# Goal
Your task is to repeat all of the data exactly while excluding the pictures.

(Entries with chart source code)
——————————
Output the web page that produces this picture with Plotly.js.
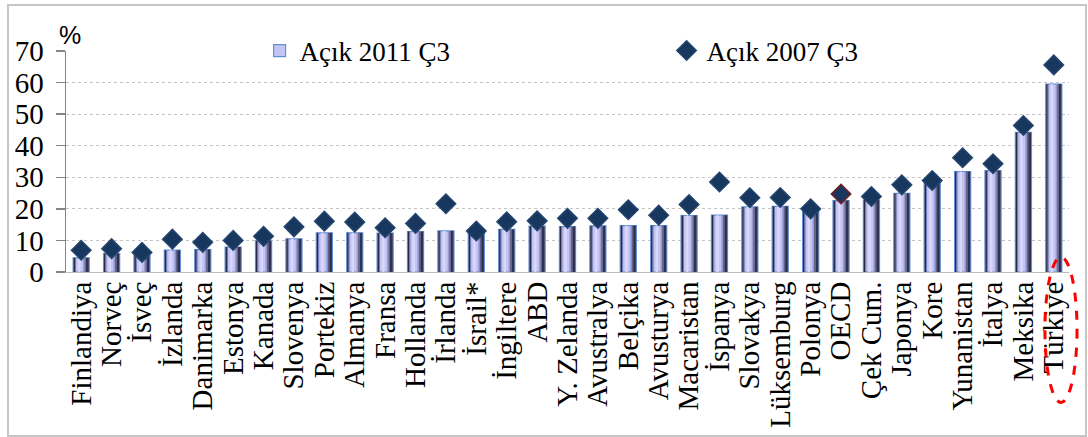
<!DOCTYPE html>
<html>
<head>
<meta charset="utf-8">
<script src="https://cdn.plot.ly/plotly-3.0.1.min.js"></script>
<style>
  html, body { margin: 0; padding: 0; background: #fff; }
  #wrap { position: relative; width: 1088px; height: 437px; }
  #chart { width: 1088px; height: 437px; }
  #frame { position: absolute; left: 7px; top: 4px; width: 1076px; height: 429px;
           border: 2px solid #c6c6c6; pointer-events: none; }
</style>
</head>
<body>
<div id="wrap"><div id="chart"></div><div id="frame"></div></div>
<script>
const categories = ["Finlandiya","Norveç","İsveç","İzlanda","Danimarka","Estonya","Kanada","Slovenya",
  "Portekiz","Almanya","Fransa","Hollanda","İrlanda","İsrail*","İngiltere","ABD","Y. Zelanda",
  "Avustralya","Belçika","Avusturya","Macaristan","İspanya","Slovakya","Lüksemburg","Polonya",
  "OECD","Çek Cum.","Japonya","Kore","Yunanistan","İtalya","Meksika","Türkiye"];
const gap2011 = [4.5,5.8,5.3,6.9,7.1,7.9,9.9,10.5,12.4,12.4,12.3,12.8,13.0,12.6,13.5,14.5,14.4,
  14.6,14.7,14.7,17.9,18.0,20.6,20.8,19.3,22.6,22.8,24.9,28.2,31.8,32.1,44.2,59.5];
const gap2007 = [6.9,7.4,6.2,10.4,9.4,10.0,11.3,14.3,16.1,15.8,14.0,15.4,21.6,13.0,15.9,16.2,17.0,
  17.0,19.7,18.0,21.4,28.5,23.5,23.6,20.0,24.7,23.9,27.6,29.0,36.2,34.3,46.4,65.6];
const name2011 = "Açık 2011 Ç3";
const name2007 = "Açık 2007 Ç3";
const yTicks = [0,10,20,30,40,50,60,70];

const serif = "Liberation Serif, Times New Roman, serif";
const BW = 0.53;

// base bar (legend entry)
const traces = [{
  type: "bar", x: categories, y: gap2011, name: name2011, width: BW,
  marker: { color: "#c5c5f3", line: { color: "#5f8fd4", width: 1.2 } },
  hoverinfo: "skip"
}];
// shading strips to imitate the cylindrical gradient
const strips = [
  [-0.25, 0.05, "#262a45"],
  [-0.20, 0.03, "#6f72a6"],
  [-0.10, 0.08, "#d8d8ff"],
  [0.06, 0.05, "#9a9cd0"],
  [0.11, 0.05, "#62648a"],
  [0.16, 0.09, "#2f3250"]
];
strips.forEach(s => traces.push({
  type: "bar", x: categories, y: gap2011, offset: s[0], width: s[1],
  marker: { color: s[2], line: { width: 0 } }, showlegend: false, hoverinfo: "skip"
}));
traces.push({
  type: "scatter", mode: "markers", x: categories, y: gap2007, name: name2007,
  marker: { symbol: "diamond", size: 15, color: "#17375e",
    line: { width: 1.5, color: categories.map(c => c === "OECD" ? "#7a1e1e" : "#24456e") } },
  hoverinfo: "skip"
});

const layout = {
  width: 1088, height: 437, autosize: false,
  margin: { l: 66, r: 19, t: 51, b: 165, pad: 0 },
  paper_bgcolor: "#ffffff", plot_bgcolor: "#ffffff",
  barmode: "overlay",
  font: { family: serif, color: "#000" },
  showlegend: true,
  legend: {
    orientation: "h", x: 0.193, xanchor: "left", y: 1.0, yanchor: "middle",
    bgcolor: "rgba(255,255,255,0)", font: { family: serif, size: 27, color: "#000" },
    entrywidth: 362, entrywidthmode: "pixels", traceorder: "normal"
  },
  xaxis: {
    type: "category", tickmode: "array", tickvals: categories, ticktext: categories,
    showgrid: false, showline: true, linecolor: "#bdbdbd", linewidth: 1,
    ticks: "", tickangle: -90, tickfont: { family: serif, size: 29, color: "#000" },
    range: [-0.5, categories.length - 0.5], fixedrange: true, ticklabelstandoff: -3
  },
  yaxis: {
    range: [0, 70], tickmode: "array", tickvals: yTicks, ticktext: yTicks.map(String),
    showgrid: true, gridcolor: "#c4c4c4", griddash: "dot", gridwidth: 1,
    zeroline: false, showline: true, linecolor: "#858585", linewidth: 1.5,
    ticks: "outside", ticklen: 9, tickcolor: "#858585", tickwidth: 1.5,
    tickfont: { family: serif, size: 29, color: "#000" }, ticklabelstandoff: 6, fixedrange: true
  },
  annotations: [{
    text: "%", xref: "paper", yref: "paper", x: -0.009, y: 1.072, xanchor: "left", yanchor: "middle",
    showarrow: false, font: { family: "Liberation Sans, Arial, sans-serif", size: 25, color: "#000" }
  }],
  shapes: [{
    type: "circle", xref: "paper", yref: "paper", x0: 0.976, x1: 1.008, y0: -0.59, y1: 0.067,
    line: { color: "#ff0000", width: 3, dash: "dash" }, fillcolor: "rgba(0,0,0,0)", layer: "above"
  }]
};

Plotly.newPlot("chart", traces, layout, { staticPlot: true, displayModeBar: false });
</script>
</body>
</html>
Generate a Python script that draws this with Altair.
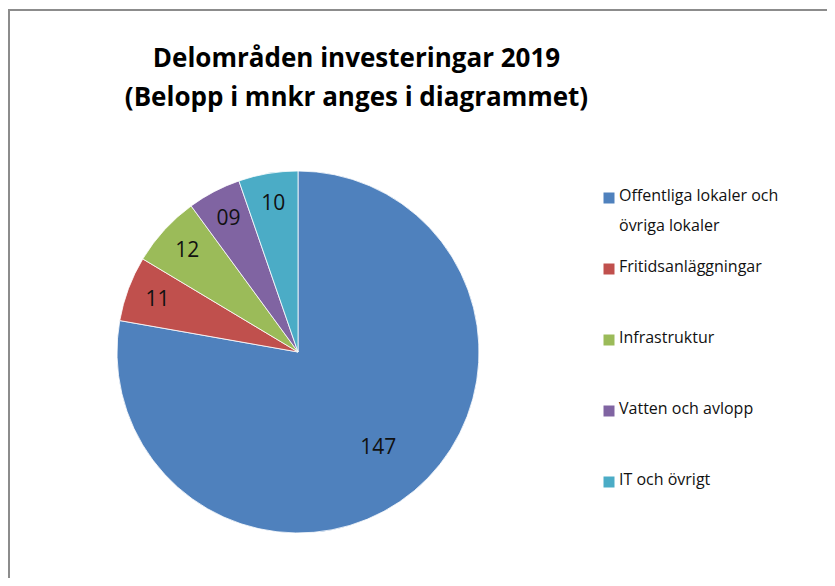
——————————
# Task response
Output the web page that produces this picture with Plotly.js.
<!DOCTYPE html>
<html>
<head>
<meta charset="utf-8">
<script src="https://cdn.plot.ly/plotly-3.0.1.min.js"></script>
<style>
  html, body { margin: 0; padding: 0; background: #fff; }
  #wrap { position: relative; width: 1088px; height: 437px; }
  #chart { width: 1088px; height: 437px; }
  #frame { position: absolute; left: 7px; top: 4px; width: 1076px; height: 429px;
           border: 2px solid #c6c6c6; pointer-events: none; }
</style>
</head>
<body>
<div id="wrap"><div id="chart"></div><div id="frame"></div></div>
<script>
const categories = ["Finlandiya","Norveç","İsveç","İzlanda","Danimarka","Estonya","Kanada","Slovenya",
  "Portekiz","Almanya","Fransa","Hollanda","İrlanda","İsrail*","İngiltere","ABD","Y. Zelanda",
  "Avustralya","Belçika","Avusturya","Macaristan","İspanya","Slovakya","Lüksemburg","Polonya",
  "OECD","Çek Cum.","Japonya","Kore","Yunanistan","İtalya","Meksika","Türkiye"];
const gap2011 = [4.5,5.8,5.3,6.9,7.1,7.9,9.9,10.5,12.4,12.4,12.3,12.8,13.0,12.6,13.5,14.5,14.4,
  14.6,14.7,14.7,17.9,18.0,20.6,20.8,19.3,22.6,22.8,24.9,28.2,31.8,32.1,44.2,59.5];
const gap2007 = [6.9,7.4,6.2,10.4,9.4,10.0,11.3,14.3,16.1,15.8,14.0,15.4,21.6,13.0,15.9,16.2,17.0,
  17.0,19.7,18.0,21.4,28.5,23.5,23.6,20.0,24.7,23.9,27.6,29.0,36.2,34.3,46.4,65.6];
const name2011 = "Açık 2011 Ç3";
const name2007 = "Açık 2007 Ç3";
const yTicks = [0,10,20,30,40,50,60,70];

const serif = "Liberation Serif, Times New Roman, serif";
const BW = 0.53;

// base bar (legend entry)
const traces = [{
  type: "bar", x: categories, y: gap2011, name: name2011, width: BW,
  marker: { color: "#c5c5f3", line: { color: "#5f8fd4", width: 1.2 } },
  hoverinfo: "skip"
}];
// shading strips to imitate the cylindrical gradient
const strips = [
  [-0.25, 0.05, "#262a45"],
  [-0.20, 0.03, "#6f72a6"],
  [-0.10, 0.08, "#d8d8ff"],
  [0.06, 0.05, "#9a9cd0"],
  [0.11, 0.05, "#62648a"],
  [0.16, 0.09, "#2f3250"]
];
strips.forEach(s => traces.push({
  type: "bar", x: categories, y: gap2011, offset: s[0], width: s[1],
  marker: { color: s[2], line: { width: 0 } }, showlegend: false, hoverinfo: "skip"
}));
traces.push({
  type: "scatter", mode: "markers", x: categories, y: gap2007, name: name2007,
  marker: { symbol: "diamond", size: 15, color: "#17375e",
    line: { width: 1.5, color: categories.map(c => c === "OECD" ? "#7a1e1e" : "#24456e") } },
  hoverinfo: "skip"
});

const layout = {
  width: 1088, height: 437, autosize: false,
  margin: { l: 66, r: 19, t: 51, b: 165, pad: 0 },
  paper_bgcolor: "#ffffff", plot_bgcolor: "#ffffff",
  barmode: "overlay",
  font: { family: serif, color: "#000" },
  showlegend: true,
  legend: {
    orientation: "h", x: 0.193, xanchor: "left", y: 1.0, yanchor: "middle",
    bgcolor: "rgba(255,255,255,0)", font: { family: serif, size: 27, color: "#000" },
    entrywidth: 362, entrywidthmode: "pixels", traceorder: "normal"
  },
  xaxis: {
    type: "category", tickmode: "array", tickvals: categories, ticktext: categories,
    showgrid: false, showline: true, linecolor: "#bdbdbd", linewidth: 1,
    ticks: "", tickangle: -90, tickfont: { family: serif, size: 29, color: "#000" },
    range: [-0.5, categories.length - 0.5], fixedrange: true, ticklabelstandoff: -3
  },
  yaxis: {
    range: [0, 70], tickmode: "array", tickvals: yTicks, ticktext: yTicks.map(String),
    showgrid: true, gridcolor: "#c4c4c4", griddash: "dot", gridwidth: 1,
    zeroline: false, showline: true, linecolor: "#858585", linewidth: 1.5,
    ticks: "outside", ticklen: 9, tickcolor: "#858585", tickwidth: 1.5,
    tickfont: { family: serif, size: 29, color: "#000" }, ticklabelstandoff: 6, fixedrange: true
  },
  annotations: [{
    text: "%", xref: "paper", yref: "paper", x: -0.009, y: 1.072, xanchor: "left", yanchor: "middle",
    showarrow: false, font: { family: "Liberation Sans, Arial, sans-serif", size: 25, color: "#000" }
  }],
  shapes: [{
    type: "circle", xref: "paper", yref: "paper", x0: 0.976, x1: 1.008, y0: -0.59, y1: 0.067,
    line: { color: "#ff0000", width: 3, dash: "dash" }, fillcolor: "rgba(0,0,0,0)", layer: "above"
  }]
};

Plotly.newPlot("chart", traces, layout, { staticPlot: true, displayModeBar: false });
</script>
</body>
</html>
Generate a Python script that draws this with Altair.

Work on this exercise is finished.